In 2026, the joint European Space Agency (ESA) and Japanese Aerospace Exploration Agency (JAXA) mission, BepiColombo, will finally enter orbit around Mercury, marking the start of a long-awaited period of intensive scientific investigation. This mission isn’t just another flyby; it’s designed to fully unpick the mysteries of the solar system’s innermost planet.
A Two-Part Approach
BepiColombo comprises two main orbiters: the Mercury Planetary Orbiter (MPO) and the Mercury Magnetospheric Orbiter (Mio). Both are currently attached to the Mercury Transfer Module (MTM), which has been guiding the spacecraft since its launch in 2018. The MTM uses a clever gravity assist technique, pioneered by physicist Giuseppe “Bepi” Colombo, to gradually slow the spacecraft down for a controlled orbital insertion.
Why Now?
For years, BepiColombo has gathered preliminary data, including insights into the solar wind and high-resolution surface images. However, its most potent tools – such as the MPO’s X-ray spectrometers – have been obscured by the MTM. In September 2026, the MPO and Mio will detach from the MTM and begin their descent into orbit. By November, these instruments will have an unobstructed view, allowing for detailed analysis.
What Will We Learn?
This mission is expected to deliver unprecedented data about Mercury’s magnetic environment, surface composition, and internal structure.
- The MPO will take the first-ever X-ray images of a planetary surface, helping explain the unexpectedly high X-ray emissions from Mercury’s dark side.
- Spectrometers will analyze the planet’s sunlit side, revealing its surface composition and providing clues to its evolution.
- The Mio will study Mercury’s magnetosphere, the area of space dominated by the planet’s magnetic field.
“If you can understand how the different planets have come to be as they are, you can understand the dynamics of the whole solar system,” says Charly Feldman, an instrument scientist at the University of Leicester.
The Wait and the Risk
While the anticipation is high, the mission team acknowledges the risk.

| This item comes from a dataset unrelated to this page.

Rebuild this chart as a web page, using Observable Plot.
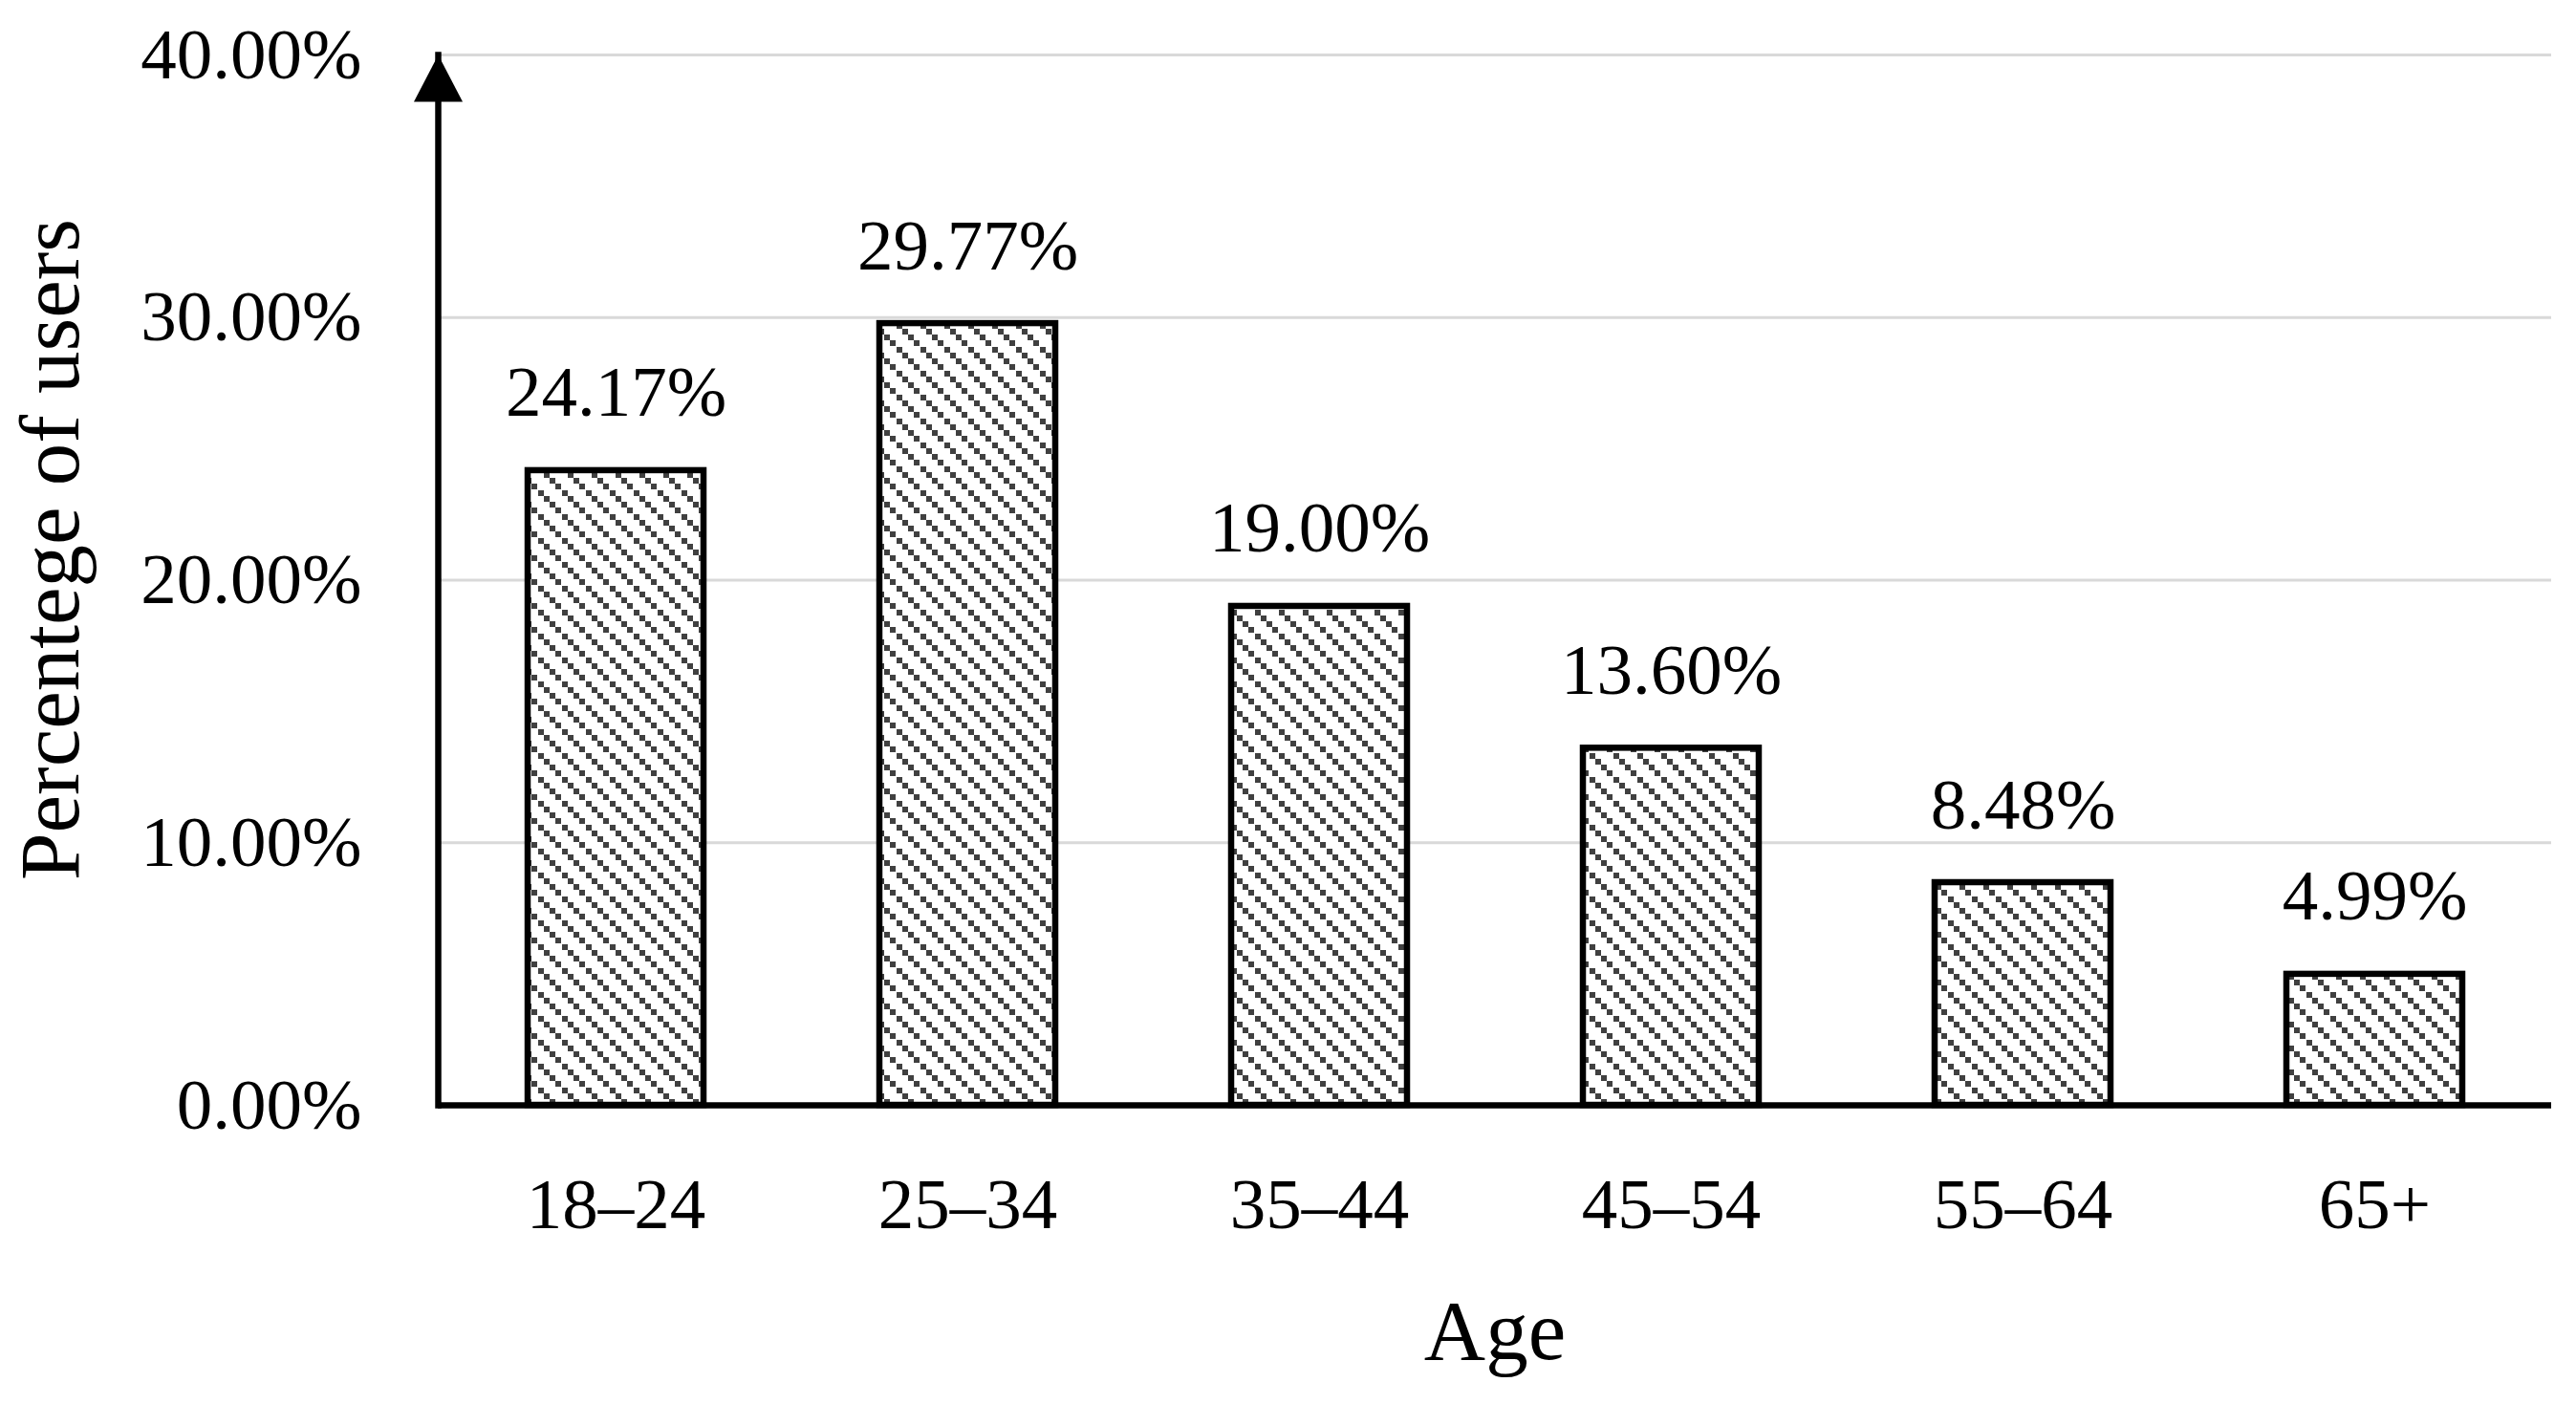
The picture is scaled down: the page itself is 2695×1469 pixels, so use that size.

Instruments have been in transit for years, and there’s no guarantee they’ll function perfectly upon activation. As Feldman notes, “There’s nothing we can do if it’s broken.”
Mercury’s anomalies have long puzzled scientists. The planet’s unusually large iron core, weak magnetic field, and high surface temperatures pose fundamental questions about planetary formation and evolution. BepiColombo is poised to provide the answers.
The mission represents a major step forward in our understanding of the solar system’s innermost world. By combining cutting-edge instruments with a well-planned orbital trajectory, BepiColombo is set to rewrite our knowledge of Mercury and, by extension, the forces that shape all rocky planets.